The complaint explains that the Pakistan government expects the BBC to “abide by its editorial policy and journalists’ ethos in the future”, asking that Ofcom look into the content of the ‘mala-fide, incorrect and misleading’ story and take measures as per the BBC’s editorial guidelines 1.2.11 — (Accountability: “We will be open in acknowledging mistakes when they are made and encourage a culture of willingness to learn from them.”)

The letter by the DG EP Wing says that “We demand that the BBC remove this defamatory and malicious story and issue a clear-cut apology. We also expect the BBC to ensure that in the future such fake stories specifically targeting Pakistan will not be disseminated”.

Pakistan has warned that the government has the right “to pursue all legal options in Pakistan or the UK if BBC authorities fail to retract the libellous and defamatory story and take action against its writer”, with the letter saying the content of this story reflects bias, spin and the angling of facts, and that there are judgemental expressions that are a clear violation of journalistic norms of impartiality and objectivity.

The letter is accompanied with an 18-page dossier that includes an annexure responding to all the allegations and states that the ISPR had invited the BBC team for discussion over the topic, but the BBC claimed otherwise. The dossier contains the email communications between Simon Fraser, Asia editor of the BBC News website, and Director General of ISPR Maj Gen Asif Ghafoor, and also refers to a tweet he wrote on June 3, after the story was published.

The images of email interactions show that Simon Fraser forwarded a set of five queries to the ISPR DG and the reply on April 1 by Maj Gen Asif Ghafoor was: “The expression of your email is highly judgemental ie ‘Pakistan military are guilty of human rights’ abuse’. Before undertaking the story, an interaction is suggested to know the facts.”

However, the reply of Simon Fraser the same day to the offer was: “We’d be very interested to hear your detailed answer to the question below to help us judge what happened. Could you provide please?”
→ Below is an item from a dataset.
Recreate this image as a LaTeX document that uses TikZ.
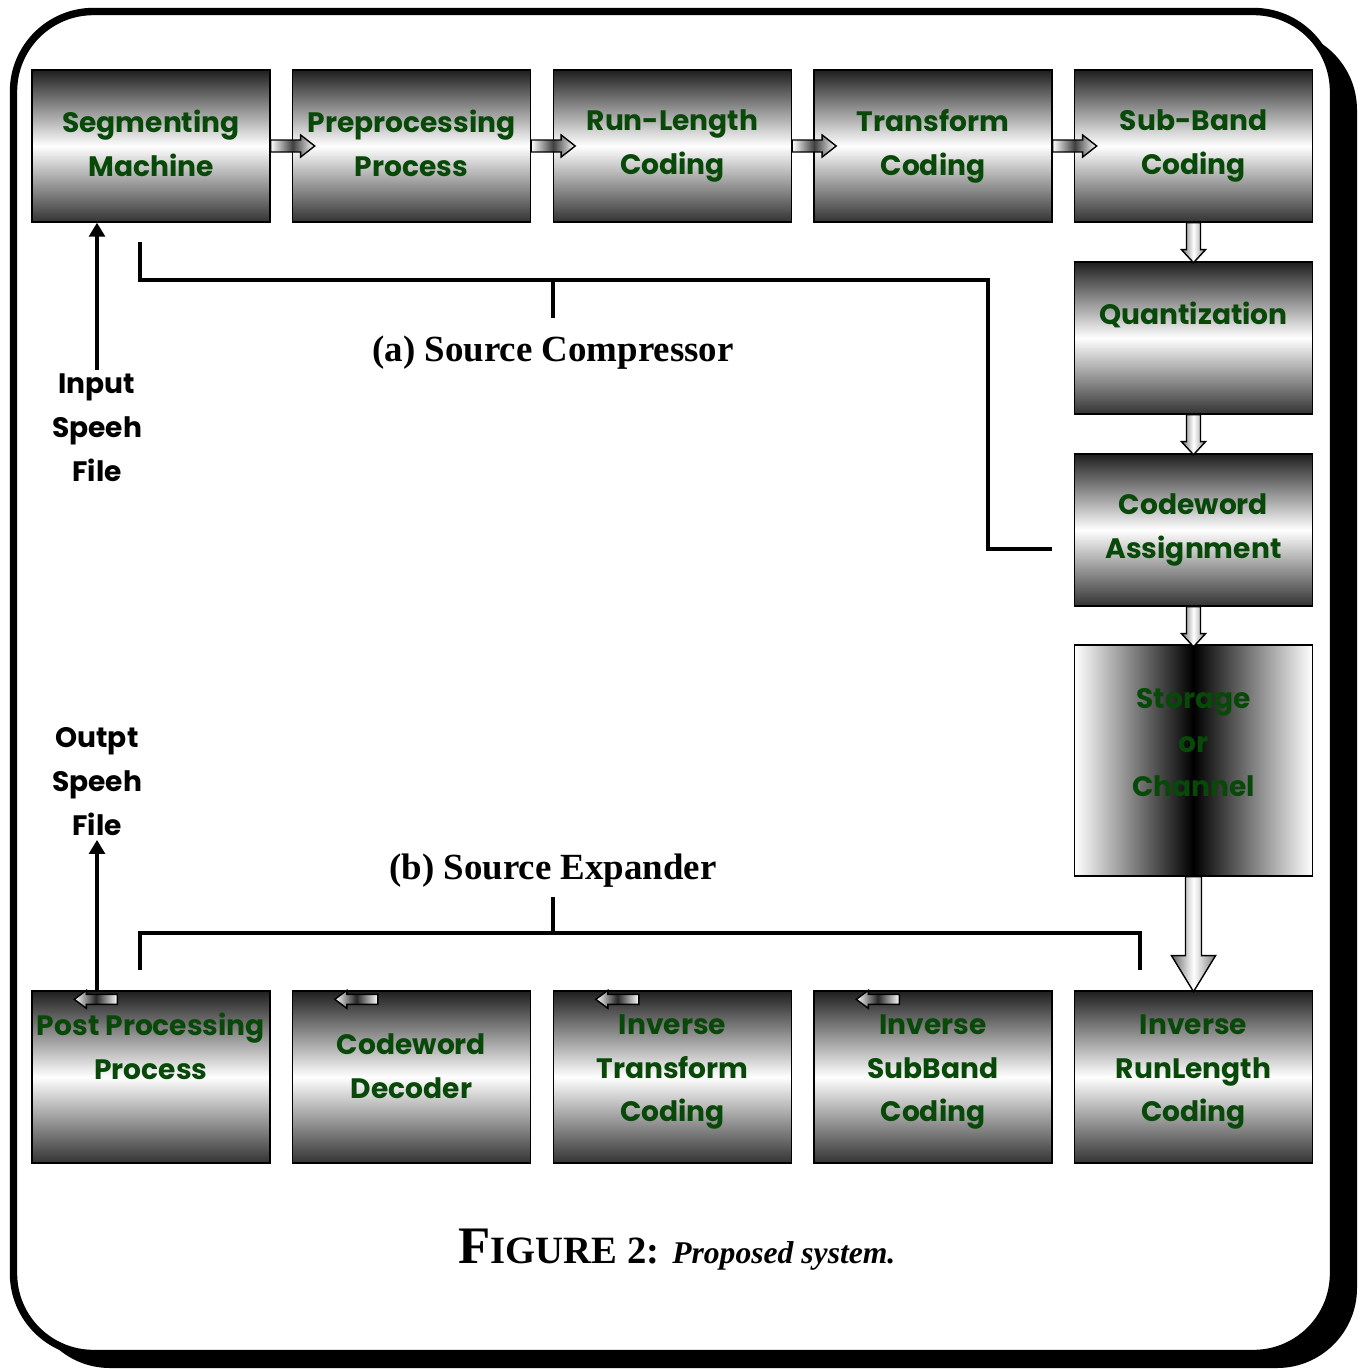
\documentclass[tikz,border=0pt]{standalone}
\usepackage{fontspec}
\usepackage{xcolor}
\usetikzlibrary{arrows.meta, positioning}
\newfontfamily\comic{Poppins}
\newfontfamily\tms{Liberation Serif}
\definecolor{dkgreen}{RGB}{8,72,8}

\begin{document}
\begin{tikzpicture}
    [x=0.02cm, y=-0.02cm,
     boxbase/.style={draw, line width=0.8pt, minimum width=4.76cm, inner sep=0pt, align=center,
                     text=dkgreen, font=\comic\bfseries\fontsize{16}{25}\selectfont},
     blk/.style={boxbase, minimum height=3.04cm, top color=black!88, bottom color=black!80, middle color=white},
     lowblk/.style={boxbase, minimum height=3.44cm, top color=black!88, bottom color=black!80, middle color=white},
     chan/.style={boxbase, minimum height=4.62cm, left color=white, right color=white, middle color=black},
     txt/.style={align=center, inner sep=0pt, text=dkgreen, font=\comic\bfseries\fontsize{16}{25}\selectfont},
     side/.style={align=center, inner sep=2pt, font=\comic\bfseries\fontsize{16}{25}\selectfont},
     brk/.style={line width=2pt},
     ptr/.style={line width=2pt, -{Triangle[length=8pt, width=9pt]}},
     rblk/.pic={\path[draw, line width=0.8pt, left color=white, right color=white, middle color=black!75]
                (0,-6) -- (30,-6) -- (30,-11) -- (44,0) -- (30,11) -- (30,6) -- (0,6) -- cycle;},
     lblk/.pic={\path[draw, line width=0.8pt, left color=white, right color=white, middle color=black!85]
                (0,0) -- (12,-9) -- (12,-5) -- (43,-5) -- (43,5) -- (12,5) -- (12,9) -- cycle;},
     dblk/.pic={\path[draw, line width=0.8pt, left color=black!55, right color=black!45, middle color=white]
                (-7,0) -- (-7,27) -- (-12,27) -- (0,40) -- (12,27) -- (7,27) -- (7,0) -- cycle;},
     bigblk/.pic={\path[draw, line width=0.8pt, left color=black!60, right color=black!50, middle color=white]
                (-8,0) -- (-8,79) -- (-22,79) -- (0,115) -- (22,79) -- (8,79) -- (8,0) -- cycle;}]

    \useasboundingbox (0,0) rectangle (1359,1369);

    % frame with shadow
    \fill[rounded corners=1.6cm] (30,30) rectangle (1357,1368);
    \draw[line width=4.2pt, fill=white, rounded corners=1.6cm] (13.5,11.5) rectangle (1333.5,1353.5);

    % compressor
    \node[blk] (seg) at (151,146) {};
    \node[txt] (seg-t) at (151,143) {Segmenting\\Machine};
    \node[blk] (pre) at (411.5,146) {};
    \node[txt] (pre-t) at (411.5,143) {Preprocessing\\Process};
    \node[blk] (rl) at (672.5,146) {Run-Length\\Coding};
    \node[blk] (tr) at (933,146) {Transform\\Coding};
    \node[blk] (sb) at (1193.5,146) {Sub-Band\\Coding};
    \node[blk] (quant) at (1193.5,338) {};
    \node[txt] (quant-t) at (1193.5,315) {Quantization};
    \node[blk] (assign) at (1193.5,530) {Codeword\\Assignment};
    \node[chan] (store) at (1193.5,760.5) {};
    \node[txt] (store-t) at (1193.5,743) {Storage\\or\\Channel};

    % expander
    \node[lowblk] (post) at (151,1077) {};
    \node[txt] (post-t) at (151,1046) {Post Processing\\Process};
    \node[lowblk] (dec) at (411.5,1077) {};
    \node[txt] (dec-t) at (411.5,1066) {Codeword\\Decoder};
    \node[lowblk] (itr) at (672.5,1077) {};
    \node[txt] (itr-t) at (672.5,1072) {Inverse\\Transform\\Coding};
    \node[lowblk] (isb) at (933,1077) {};
    \node[txt] (isb-t) at (933,1072) {Inverse\\SubBand\\Coding};
    \node[lowblk] (irl) at (1193.5,1077) {};
    \node[txt] (irl-t) at (1193.5,1072) {Inverse\\RunLength\\Coding};

    % block arrows
    \pic at (seg.east) {rblk};
    \pic at (pre.east) {rblk};
    \pic at (rl.east) {rblk};
    \pic at (tr.east) {rblk};
    \pic at (sb.south) {dblk};
    \pic at (quant.south) {dblk};
    \pic at (assign.south) {dblk};
    \pic at (store.south) {bigblk};
    \pic at ([shift={(43,9)}]post.north west) {lblk};
    \pic at ([shift={(43,9)}]dec.north west) {lblk};
    \pic at ([shift={(43,9)}]itr.north west) {lblk};
    \pic at ([shift={(43,9)}]isb.north west) {lblk};

    % input / output
    \node[side] (in-t) at (97,428) {Input\\Speeh\\File};
    \node[side] (out-t) at (97,782) {Outpt\\Speeh\\File};
    \draw[ptr] (in-t.north) -- (in-t.north |- seg.south);
    \draw[ptr] (out-t.south |- post.north) -- (out-t.south);

    % group brackets
    \node[font=\tms\bfseries\fontsize{21}{25}\selectfont] (src-a) at (553,353) {(a) Source Compressor};
    \node[font=\tms\bfseries\fontsize{21}{25}\selectfont] (src-b) at (553,871) {(b) Source Expander};
    \draw[brk] (140,242) |- (988,280) |- (1052,549);
    \draw[brk] (553,280) -- (553,318);
    \draw[brk] (140,970) |- (1140,933) -- (1140,970);
    \draw[brk] (553,933) -- (553,897);

    \node[font=\tms\bfseries] (cap) at (677,1250)
        {\fontsize{30}{36}\selectfont F\fontsize{22}{26}\selectfont IGURE 2: \itshape\fontsize{18}{22}\selectfont Proposed system.};
\end{tikzpicture}
\end{document}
The dossier contains a detailed response to the story, including questioning the BBC’s claim that there was no response to a request for comment from the government. It says no contact was made with the External Publicity wing, the information secretary, the principal information officer or the special assistant to the prime minister on media, in contravention of the BBC’s editorial guideline 11.4.1. It adds that the available government (federal and provincial) stance was not included in the story in a wilful manner, and that the ISPR did not decline to respond to cases highlighted by the Pashtun Tahaffuz Movement. The dossier states that representatives of the foreign media, excluding the BBC, have visited Fata 137 times, while the BBC has visited the tribal areas 14 times; domestic media undertook more than 400 visits to the region. Further, it is questioned if the opinion in the story is also shared by the British government, as the BBC is a publicly-funded organisation.